The Amended Credit Agreement contains a financial covenant applicable solely to the Revolving Credit Facility that requires the First Lien Net Leverage Ratio (as defined in the Amended Credit Agreement) to be less than or equal to 3.50 to 1.00 as of the last day of any fiscal quarter on which the aggregate principal amount of outstanding loans and letters of credit under the Revolving Credit Facility exceeds 35% of the aggregate principal amount of the Revolving Credit Facility (subject to a $10 million exclusion for utilization of the letter of credit sublimit). The Amended Credit Agreement provides that such financial covenant is suspended for a limited period of time if an event that constitutes a “Travel MAC” (as
defined in the Amendment No.1 to the A&R Credit Agreement) has occurred and the Loan Parties are unable to comply with such covenant as a result of such event. Such financial covenant did not apply as of March 31, 2025.

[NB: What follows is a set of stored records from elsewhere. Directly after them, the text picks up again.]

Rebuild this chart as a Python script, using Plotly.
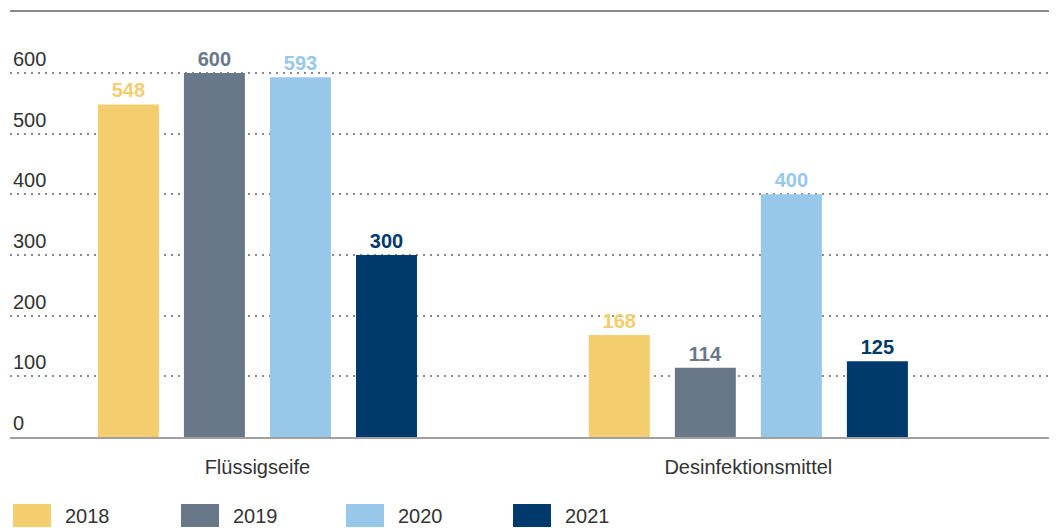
import plotly.graph_objects as go

categories = ["Flüssigseife", "Desinfektionsmittel"]
years = ["2018", "2019", "2020", "2021"]
values_2018 = [548, 168]
values_2019 = [600, 114]
values_2020 = [593, 400]
values_2021 = [300, 125]
series = [values_2018, values_2019, values_2020, values_2021]
colors = ["#F4CE6E", "#687889", "#98C8E9", "#00396B"]
y_ticks = [0, 100, 200, 300, 400, 500, 600]

W, H = 1057, 528
OFF = 8  # page body margin
L, R, T, B = 2, 0, 3, 99
PW, PH = W - L - R, H - T - B

def px_x(px):
    return (px - OFF - L) / PW

def px_y(py):
    return (H - B - (py - OFF)) / PH

FONT = "Liberation Sans, Arial, sans-serif"

fig = go.Figure()
for name, vals, col in zip(years, series, colors):
    fig.add_trace(go.Bar(
        x=categories, y=vals, name=name,
        marker=dict(color=col, line=dict(width=0)),
        text=[str(v) for v in vals], textposition="outside",
        textfont=dict(family=FONT, size=20, color=col, weight="bold"),
        cliponaxis=False, showlegend=False,
    ))

shapes = [dict(type="line", xref="paper", yref="paper", x0=0, x1=1, y0=1, y1=1,
               line=dict(color="#8a8a8a", width=2))]
annotations = []
sw_x = [13, 181, 346, 513]
for i, (name, col) in enumerate(zip(years, colors)):
    x0 = sw_x[i]
    shapes.append(dict(type="rect", xref="paper", yref="paper",
                       x0=px_x(x0), x1=px_x(x0 + 38), y0=px_y(527), y1=px_y(504),
                       fillcolor=col, line=dict(width=0)))
    annotations.append(dict(xref="paper", yref="paper", x=px_x(x0 + 50), y=px_y(516),
                            xanchor="left", yanchor="middle", text=name, showarrow=False,
                            font=dict(family=FONT, size=20, color="#333333")))

fig.update_layout(
    width=W, height=H,
    margin=dict(l=L, r=R, t=T, b=B, pad=0),
    plot_bgcolor="white", paper_bgcolor="white",
    barmode="group", bargap=0.299, bargroupgap=0.291,
    shapes=shapes, annotations=annotations,
    font=dict(family=FONT, size=20, color="#333333"),
)
fig.update_xaxes(
    range=[-0.504, 1.645], showline=True, linecolor="#a0a0a0", linewidth=2,
    showgrid=False, ticks="", ticklabelstandoff=11,
    tickfont=dict(family=FONT, size=20, color="#333333"),
)
fig.update_yaxes(
    range=[0, 702], tickvals=y_ticks, ticktext=[str(v) for v in y_ticks],
    ticklabelposition="inside top", showgrid=True, gridcolor="#8a8a8a",
    gridwidth=2, griddash="2px,5px", zeroline=False, showline=False,
    tickfont=dict(family=FONT, size=20, color="#333333"),
)

fig.write_html("out.html")
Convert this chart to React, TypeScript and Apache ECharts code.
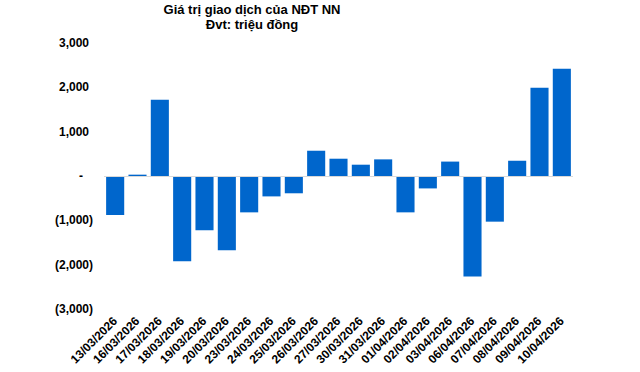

As of March 31, 2025, the Loan Parties and their subsidiaries were in compliance with all applicable covenants under the Amended Credit Agreement.
Events of Default
The Amended Credit Agreement contains default events (subject to certain materiality thresholds and grace periods), which could require early prepayment, termination of the Amended Credit Agreement or other enforcement actions customary for facilities of this type. As of March 31, 2025, no event of default existed under the Amended Credit Agreement.
The Company's effective interest rate on its term loan borrowings for the three months ended March 31, 2025 was approximately 6.6%.

Other borrowings primarily relate to finance leases and equipment sale and lease back transaction.